Webb broke Ryun’s record in 2001, and since then, other high school boys have accomplished the feat, including two last year. But as far as I can tell, none of the more recent members of that exclusive club have shaken the orthodox belief that you need to run really fast in training (intervals) to run really fast in races. No one these days would advocate day after day of 20 x 400 (a la Ryun), but fast intervals of some sort, and at some frequency, need to be part of the training equation, right?
But now Drew Hunter comes along, having won Footlocker Nationals in Cross Country, and in the space of a few weeks sets U.S. high school indoor records for the 3000m (breaking Edward Cheserek’s mark by over five seconds), and the mile (twice), breaking Alan Webb’s record. Most remarkable of all, he claims that he hasn’t done ANY speed work, at least nothing that most high school coaches would recognize as speed work. Instead, he follows the training precepts of Internet coach Tom Schwartz, who preaches the Gospel of “critical velocity” and consistent training instead of over-training. Here’s chapter and verse from his ‘Running PR’s’ web site:
The truth about running: Training harder only takes you so far! Sooner or later training harder grinds your progress to a standstill and all kinds of bad things happen to you. Injuries, illness, chronic fatigue and even depression engulf your days and ways. So, what should you do to get out of the rut and get momentum going again? Try harder? Train faster? Run harder more often? Nah, that won’t cut it! You need optimal training instead of harder training.
How many high school coaches, even today, are looking at Hunter and reading about his training, and thinking to themselves, “I should try that with my athletes…‘?

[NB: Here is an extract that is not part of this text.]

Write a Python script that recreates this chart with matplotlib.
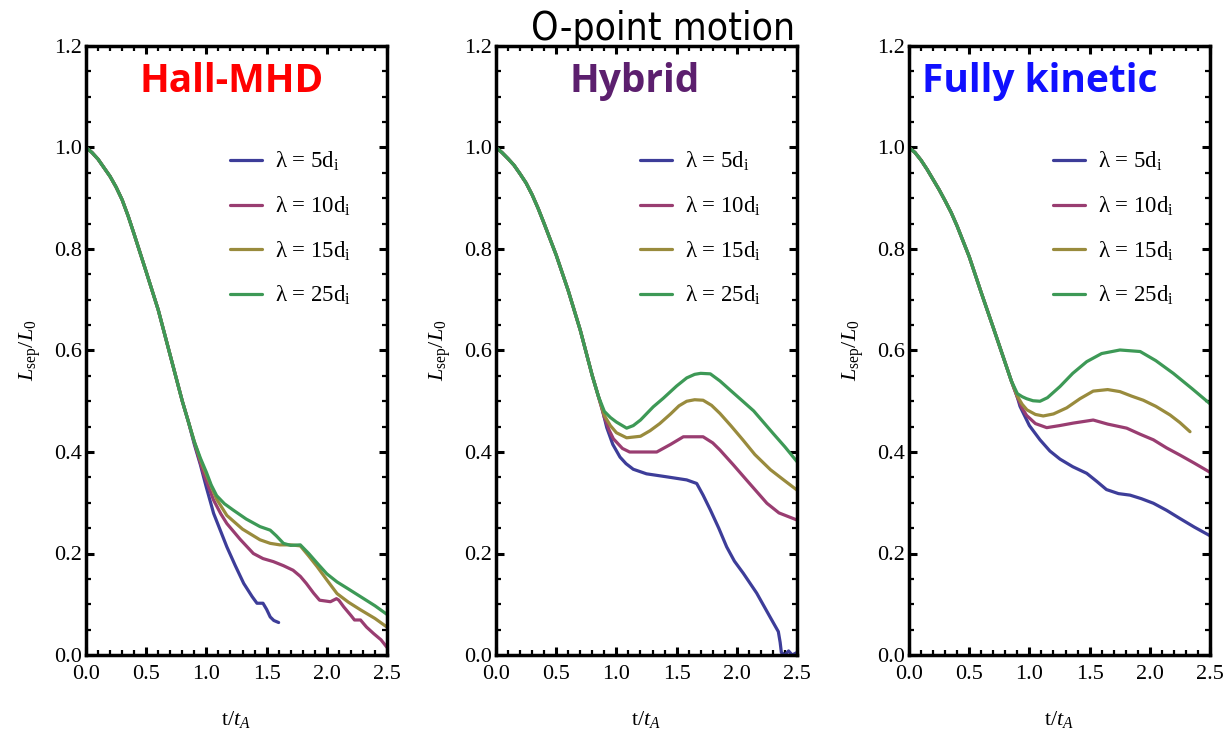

Revolutions in training theory typically occur when some athlete does something so out of the ordinary that it provokes a collective “How did s/he do that?” What Hunter has done this winter is unprecedented. If he continues to have success, it’s possible he’ll even challenge Jim Ryun’s ‘untouchable record’ of breaking four minutes five times while a schoolboy. And if he does THAT with a new approach to training, well, there will be a lot more young athletes running at 90% of their max aerobic pace, rather than killing themselves running sub-60 400s.